Another week, another entry into everybody’s favorite viral video genre: “Karens Gone Wild.” What’s the perceived injustice this time, you ask? Flying a flag featuring a certain “Winnie The Pooh” character.
TikTok user Ambrosia recently uploaded a video of her encounter with an exterior decorating vigilante that has since racked up over 10 million views. Ambrosia also says her account was briefly banned from the platform after posting.
The video begins with an older white woman knocking on Ambrosia’s front door to express her distaste for her choice of flag.
“I want to talk about this Tigger flag,” the woman says. “I don’t like it.”
The offensive flag in question depicts the beloved cartoon character picking daisies.
The American flag in Ambrosia’s front yard? She says that’s “real nice” but Tigger? He apparently symbolizes far more inequities and crimes against humanity than Old Glory.
The nosy neighbor then notes how she’s “not going to say anything about the shrubbery or the backyard” (a thinly veiled threat) but that “we have rules” in the community that must be abided by.
“I don’t want to have to go find out what they are, but I don’t like that,” she says.
Ambrosia interjects that their neighborhood doesn’t even have a homeowners association.
“No but there’s rules for the community,” the wild “Karen” replies matter-of-factly. “It’s called Williamsburg something and there’s rules.

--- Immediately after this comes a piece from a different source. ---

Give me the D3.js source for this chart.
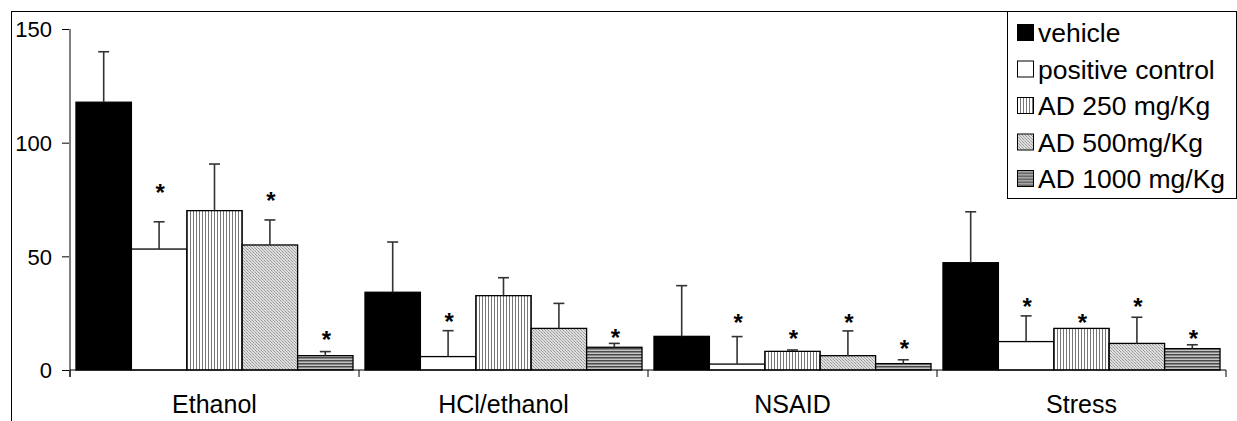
<!DOCTYPE html>
<html>
<head>
<meta charset="utf-8">
<script src="https://cdn.jsdelivr.net/npm/d3@7"></script>
<style>
  body { margin: 0; background: #fff; }
  svg { display: block; font-family: "Liberation Sans", Arial, sans-serif; }
</style>
</head>
<body>
<svg id="chart"></svg>
<script>
// categories and series
var categories = ["Ethanol", "HCl/ethanol", "NSAID", "Stress"];
var seriesNames = ["vehicle", "positive control", "AD 250 mg/Kg", "AD 500mg/Kg", "AD 1000 mg/Kg"];

// mean values per series (one per category)
var vehicle   = [117.8, 34.2, 14.8, 47.2];
var positive  = [53.2, 5.9, 2.6, 12.5];
var ad250     = [70.1, 32.7, 8.2, 18.3];
var ad500     = [55.0, 18.3, 6.3, 11.7];
var ad1000    = [6.3, 10.0, 2.8, 9.4];

// upper error (SD) per series
var vehicleErr  = [22.2, 22.1, 22.3, 22.4];
var positiveErr = [12.0, 11.4, 12.1, 11.3];
var ad250Err    = [20.5, 7.9, 0.6, 0];
var ad500Err    = [11.0, 11.0, 10.9, 11.5];
var ad1000Err   = [1.8, 1.7, 1.7, 1.7];

// level of the significance asterisk (null = none)
var vehicleStar  = [null, null, null, null];
var positiveStar = [80.2, 23.3, 23.0, 29.8];
var ad250Star    = [null, null, 15.8, 23.0];
var ad500Star    = [76.5, null, 23.0, 29.8];
var ad1000Star   = [15.4, 16.1, 11.4, 15.7];

var yTicks = [0, 50, 100, 150];

var width = 1237, height = 421;

var svg = d3.select("#chart").attr("width", width).attr("height", height);

var means = [vehicle, positive, ad250, ad500, ad1000];
var errs = [vehicleErr, positiveErr, ad250Err, ad500Err, ad1000Err];
var stars = [vehicleStar, positiveStar, ad250Star, ad500Star, ad1000Star];
var fills = ["#000", "#fff", "url(#vert)", "url(#dots)", "url(#horiz)"];

// patterns
var defs = svg.append("defs");
var pv = defs.append("pattern").attr("id", "vert").attr("patternUnits", "userSpaceOnUse")
  .attr("width", 3).attr("height", 10);
pv.append("rect").attr("width", 3).attr("height", 10).attr("fill", "#fff");
pv.append("rect").attr("x", 0).attr("width", 1).attr("height", 10).attr("fill", "#777");

var pd = defs.append("pattern").attr("id", "dots").attr("patternUnits", "userSpaceOnUse")
  .attr("width", 3).attr("height", 3);
pd.append("rect").attr("width", 3).attr("height", 3).attr("fill", "#dedede");
pd.append("rect").attr("x", 0).attr("y", 0).attr("width", 1).attr("height", 1).attr("fill", "#999");
pd.append("rect").attr("x", 1).attr("y", 1).attr("width", 1).attr("height", 1).attr("fill", "#b0b0b0");
pd.append("rect").attr("x", 2).attr("y", 2).attr("width", 1).attr("height", 1).attr("fill", "#999");

var ph = defs.append("pattern").attr("id", "horiz").attr("patternUnits", "userSpaceOnUse")
  .attr("width", 10).attr("height", 3);
ph.append("rect").attr("width", 10).attr("height", 3).attr("fill", "#c4c4c4");
ph.append("rect").attr("y", 0).attr("width", 10).attr("height", 1.5).attr("fill", "#4a4a4a");

// outer frame
svg.append("rect").attr("x", 11.5).attr("y", 11.5).attr("width", 1240).attr("height", 430)
  .attr("fill", "none").attr("stroke", "#000");

// scales
var x0 = d3.scaleBand().domain(categories).range([70, 1226]).padding(0);
var x1 = d3.scaleBand().domain(d3.range(seriesNames.length)).range([0, x0.bandwidth()])
  .paddingInner(0).paddingOuter(0.108);
var y = d3.scaleLinear().domain([0, 150]).range([370, 29]);

// y axis
var yAxis = svg.append("g").attr("transform", "translate(70,0)")
  .call(d3.axisLeft(y).tickValues(yTicks).tickSize(8).tickSizeOuter(0));
yAxis.select(".domain").remove();
yAxis.selectAll(".tick line").attr("stroke", "#000");
yAxis.selectAll(".tick text")
  .attr("x", -18).attr("dy", "0.36em")
  .attr("font-size", 22).attr("fill", "#000")
  .attr("font-family", "Liberation Sans, Arial, sans-serif");
svg.append("line").attr("x1", 70).attr("x2", 70).attr("y1", y(150)).attr("y2", 377)
  .attr("stroke", "#808080").attr("stroke-width", 2);

// bars
var groups = svg.append("g").selectAll("g").data(categories).join("g")
  .attr("transform", function(d) { return "translate(" + x0(d) + ",0)"; });

groups.each(function(cat, ci) {
  var g = d3.select(this);
  var rows = seriesNames.map(function(s, si) {
    return { si: si, v: means[si][ci], e: errs[si][ci], s: stars[si][ci] };
  });
  g.selectAll("rect.bar").data(rows).join("rect").attr("class", "bar")
    .attr("x", function(d) { return x1(d.si); })
    .attr("y", function(d) { return y(d.v); })
    .attr("width", x1.bandwidth())
    .attr("height", function(d) { return y(0) - y(d.v); })
    .attr("fill", function(d) { return fills[d.si]; })
    .attr("stroke", "#000").attr("stroke-width", 1.3);

  var eb = rows.filter(function(d) { return d.e > 0.3; });
  g.selectAll("line.stem").data(eb).join("line").attr("class", "stem")
    .attr("x1", function(d) { return x1(d.si) + x1.bandwidth() / 2; })
    .attr("x2", function(d) { return x1(d.si) + x1.bandwidth() / 2; })
    .attr("y1", function(d) { return y(d.v); })
    .attr("y2", function(d) { return y(d.v + d.e); })
    .attr("stroke", "#333").attr("stroke-width", 1.6);
  g.selectAll("line.cap").data(eb).join("line").attr("class", "cap")
    .attr("x1", function(d) { return x1(d.si) + x1.bandwidth() / 2 - 5.5; })
    .attr("x2", function(d) { return x1(d.si) + x1.bandwidth() / 2 + 5.5; })
    .attr("y1", function(d) { return y(d.v + d.e); })
    .attr("y2", function(d) { return y(d.v + d.e); })
    .attr("stroke", "#333").attr("stroke-width", 1.6);

  g.selectAll("text.star").data(rows.filter(function(d) { return d.s != null; }))
    .join("text").attr("class", "star")
    .attr("x", function(d) { return x1(d.si) + x1.bandwidth() / 2 + 1; })
    .attr("y", function(d) { return y(d.s) + 13; })
    .attr("text-anchor", "middle").attr("font-size", 24).attr("font-weight", "bold")
    .text("*");
});

// x axis baseline, category separators and labels
svg.append("line").attr("x1", 70).attr("x2", 1226).attr("y1", 370).attr("y2", 370)
  .attr("stroke", "#000");
var bounds = categories.map(function(c) { return x0(c); }).concat([x0.range()[1]]);
svg.append("g").selectAll("line").data(bounds).join("line")
  .attr("x1", function(d) { return d; }).attr("x2", function(d) { return d; })
  .attr("y1", 370).attr("y2", 377).attr("stroke", "#000");
svg.append("g").selectAll("text").data(categories).join("text")
  .attr("x", function(d) { return x0(d) + x0.bandwidth() / 2; })
  .attr("y", 413)
  .attr("text-anchor", "middle").attr("font-size", 25).text(function(d) { return d; });

// legend
var lg = svg.append("g");
lg.append("rect").attr("x", 1007.5).attr("y", 11.5).attr("width", 229).attr("height", 187)
  .attr("fill", "#fff").attr("stroke", "#000");
var li = lg.selectAll("g").data(seriesNames).join("g")
  .attr("transform", function(d, i) { return "translate(1017," + (32.5 + i * 36.5) + ")"; });
li.append("rect").attr("x", 0.5).attr("y", -8).attr("width", 16).attr("height", 16)
  .attr("fill", function(d, i) { return fills[i]; })
  .attr("stroke", "#000").attr("stroke-width", 1);
li.append("text").attr("x", 21).attr("y", 9.5)
  .attr("font-size", 26.5).text(function(d) { return d; });
</script>
</body>
</html>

“I’m just saying I don’t like it,” she continues. “It makes it look tacky — it makes the neighborhood look tacky.”
“That’s OK. It doesn’t but you’re allowed your opinion.” Ambrosia responds, taking a stand for “cuddly fellas with tops made out of rubber and bottoms made out of springs” everywhere.

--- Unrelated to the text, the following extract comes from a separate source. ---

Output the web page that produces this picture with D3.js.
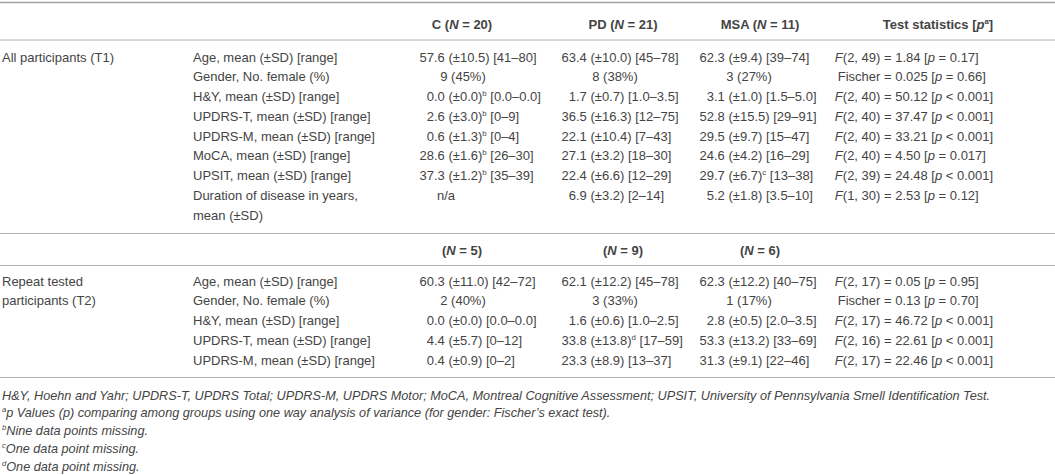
<!DOCTYPE html>
<html>
<head>
<meta charset="utf-8">
<script src="https://cdn.jsdelivr.net/npm/d3@7"></script>
<style>
  html, body { margin: 0; padding: 0; background: #fff; }
  svg text { font-family: "Liberation Sans", Arial, sans-serif; fill: #444; }
</style>
</head>
<body>
<div id="container"></div>
<script>
// Table content (markup: *italic*, ^x superscript, | line break)
const headers = ["C (*N* = 20)", "PD (*N* = 21)", "MSA (*N* = 11)", "Test statistics [*p*^a]"];
const subHeaders = ["(*N* = 5)", "(*N* = 9)", "(*N* = 6)"];
const groups = [["All participants (T1)"], ["Repeat tested", "participants (T2)"]];

const t1Vars = ["Age, mean (±SD) [range]", "Gender, No. female (%)", "H&Y, mean (±SD) [range]",
  "UPDRS-T, mean (±SD) [range]", "UPDRS-M, mean (±SD) [range]", "MoCA, mean (±SD) [range]",
  "UPSIT, mean (±SD) [range]", "Duration of disease in years,|mean (±SD)"];
const t1C = ["57.6 (±10.5) [41–80]", "9 (45%)", "0.0 (±0.0)^b [0.0–0.0]", "2.6 (±3.0)^b [0–9]",
  "0.6 (±1.3)^b [0–4]", "28.6 (±1.6)^b [26–30]", "37.3 (±1.2)^b [35–39]", "n/a"];
const t1PD = ["63.4 (±10.0) [45–78]", "8 (38%)", "1.7 (±0.7) [1.0–3.5]", "36.5 (±16.3) [12–75]",
  "22.1 (±10.4) [7–43]", "27.1 (±3.2) [18–30]", "22.4 (±6.6) [12–29]", "6.9 (±3.2) [2–14]"];
const t1MSA = ["62.3 (±9.4) [39–74]", "3 (27%)", "3.1 (±1.0) [1.5–5.0]", "52.8 (±15.5) [29–91]",
  "29.5 (±9.7) [15–47]", "24.6 (±4.2) [16–29]", "29.7 (±6.7)^c [13–38]", "5.2 (±1.8) [3.5–10]"];
const t1Stats = ["*F*(2, 49) = 1.84 [*p* = 0.17]", "Fischer = 0.025 [*p* = 0.66]",
  "*F*(2, 40) = 50.12 [*p* < 0.001]", "*F*(2, 40) = 37.47 [*p* < 0.001]",
  "*F*(2, 40) = 33.21 [*p* < 0.001]", "*F*(2, 40) = 4.50 [*p* = 0.017]",
  "*F*(2, 39) = 24.48 [*p* < 0.001]", "*F*(1, 30) = 2.53 [*p* = 0.12]"];

const t2Vars = ["Age, mean (±SD) [range]", "Gender, No. female (%)", "H&Y, mean (±SD) [range]",
  "UPDRS-T, mean (±SD) [range]", "UPDRS-M, mean (±SD) [range]"];
const t2C = ["60.3 (±11.0) [42–72]", "2 (40%)", "0.0 (±0.0) [0.0–0.0]", "4.4 (±5.7) [0–12]", "0.4 (±0.9) [0–2]"];
const t2PD = ["62.1 (±12.2) [45–78]", "3 (33%)", "1.6 (±0.6) [1.0–2.5]", "33.8 (±13.8)^d [17–59]", "23.3 (±8.9) [13–37]"];
const t2MSA = ["62.3 (±12.2) [40–75]", "1 (17%)", "2.8 (±0.5) [2.0–3.5]", "53.3 (±13.2) [33–69]", "31.3 (±9.1) [22–46]"];
const t2Stats = ["*F*(2, 17) = 0.05 [*p* = 0.95]", "Fischer = 0.13 [*p* = 0.70]",
  "*F*(2, 17) = 46.72 [*p* < 0.001]", "*F*(2, 16) = 22.61 [*p* < 0.001]", "*F*(2, 17) = 22.46 [*p* < 0.001]"];

const notes = [
  "H&Y, Hoehn and Yahr; UPDRS-T, UPDRS Total; UPDRS-M, UPDRS Motor; MoCA, Montreal Cognitive Assessment; UPSIT, University of Pennsylvania Smell Identification Test.",
  "^ap Values (p) comparing among groups using one way analysis of variance (for gender: Fischer’s exact test).",
  "^bNine data points missing.",
  "^cOne data point missing.",
  "^dOne data point missing."
];

// Layout
const width = 1055, height = 475;
const fontSize = 13;
const noteSize = 12.7;
const rowH = 19.75;
const colX = { group: 2, variable: 193, stats: 884 };
const headCenter = [462, 623, 760, 938];
const decimalX = [434, 576, 714];          // decimal-point anchors of the value columns
const genderX = [463, 615, 749];           // centred counts
const naX = 446;
const ruleColor = "#b4b4b4";

const svg = d3.select("#container")
  .append("svg")
  .attr("width", width)
  .attr("height", height)
  .attr("font-size", fontSize);

// Write markup into a text element
function rich(sel, str, size = fontSize) {
  const parts = str.split(/(\*[^*]+\*|\^[a-z])/).filter(s => s.length);
  let raised = false;
  parts.forEach(p => {
    const t = sel.append("tspan");
    if (p[0] === "^") {
      t.text(p.slice(1)).attr("font-size", size * 0.6).attr("dy", -size * 0.38);
      raised = true;
    } else {
      if (raised) { t.attr("dy", size * 0.38); raised = false; }
      if (p[0] === "*") t.text(p.slice(1, -1)).attr("font-style", "italic");
      else t.text(p);
    }
  });
  return sel;
}

function label(x, y, str, anchor = "start", size = fontSize) {
  return rich(svg.append("text")
    .attr("x", x).attr("y", y)
    .attr("font-size", size)
    .attr("text-anchor", anchor), str, size);
}

function rule(y, w = 1, color = ruleColor) {
  svg.append("line")
    .attr("x1", 0).attr("x2", width)
    .attr("y1", y).attr("y2", y)
    .attr("stroke", color).attr("stroke-width", w);
}

// Value cell aligned on the decimal point of its leading number
function valueCell(col, y, str, rowIdx) {
  if (str === "n/a") return label(naX, y, str, "middle");
  if (rowIdx === 1) return label(genderX[col], y, str, "middle");
  const m = str.match(/^(\d+)(.*)$/);
  label(decimalX[col], y, m[1], "end");
  label(decimalX[col], y, m[2], "start");
}

// Stats cell aligned on the first "=" (non-breaking space keeps the gap)
function statCell(y, str) {
  const i = str.indexOf(" = ");
  label(colX.stats, y, str.slice(0, i) + "\u00A0", "end");
  label(colX.stats, y, str.slice(i + 1), "start");
}

// One block of rows; y0 is the first text baseline
function block(y0, group, vars, cols, stats) {
  const y = d3.scaleLinear().domain([0, 1]).range([y0, y0 + rowH]);
  group.forEach((g, i) => label(colX.group, y(i), g));
  let line = 0;
  vars.forEach((v, r) => {
    const lines = v.split("|");
    lines.forEach((l, k) => label(colX.variable, y(line + k), l));
    cols.forEach((c, ci) => valueCell(ci, y(line), c[r], r));
    statCell(y(line), stats[r]);
    line += lines.length;
  });
  return y(line - 1);
}

// Header
rule(2.5, 1.5, "#a0a0a0");
headers.forEach((h, i) => label(headCenter[i], 29, h, "middle").attr("font-weight", "bold"));
rule(40);

// Block T1
const endT1 = block(61.5, groups[0], t1Vars, [t1C, t1PD, t1MSA], t1Stats);
const r1 = endT1 + 14;
rule(r1);
subHeaders.forEach((h, i) => label(headCenter[i], r1 + 21.5, h, "middle").attr("font-weight", "bold"));
rule(r1 + 32);

// Block T2
const endT2 = block(r1 + 52, groups[1], t2Vars, [t2C, t2PD, t2MSA], t2Stats);
const r3 = endT2 + 13;
rule(r3);

// Footnotes
const yNote = d3.scaleLinear().domain([0, 1]).range([r3 + 22, r3 + 22 + 17.75]);
notes.forEach((n, i) => label(colX.group, yNote(i), n, "start", noteSize).attr("font-style", "italic"));
</script>
</body>
</html>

As the woman leaves she promises, “I’m going to find out about it.”
Ambrosia later posted a follow-up video in which she explained she’d been briefly banned from TikTok for posting it.
“I appealed it and they put it back up, but apparently y’all get mad,” she said.
She even provided an update on “Hundred Acre Wood Karen,” as coined by writer Seth Abramson after the confrontation went viral.
“I don’t know who told her, somebody told her,” Ambrosia began in the video. “Because she did what we have been calling a driveby apology. She was literally driving by when she shouted out the window, ‘I’m sorry! Sorry!’ and just kept going.”
The woman’s thoughts on the other “Winnie The Pooh” supporting characters are unknown, for now. Perhaps the sanctity of the American flag can only be matched by Snuffleupagus.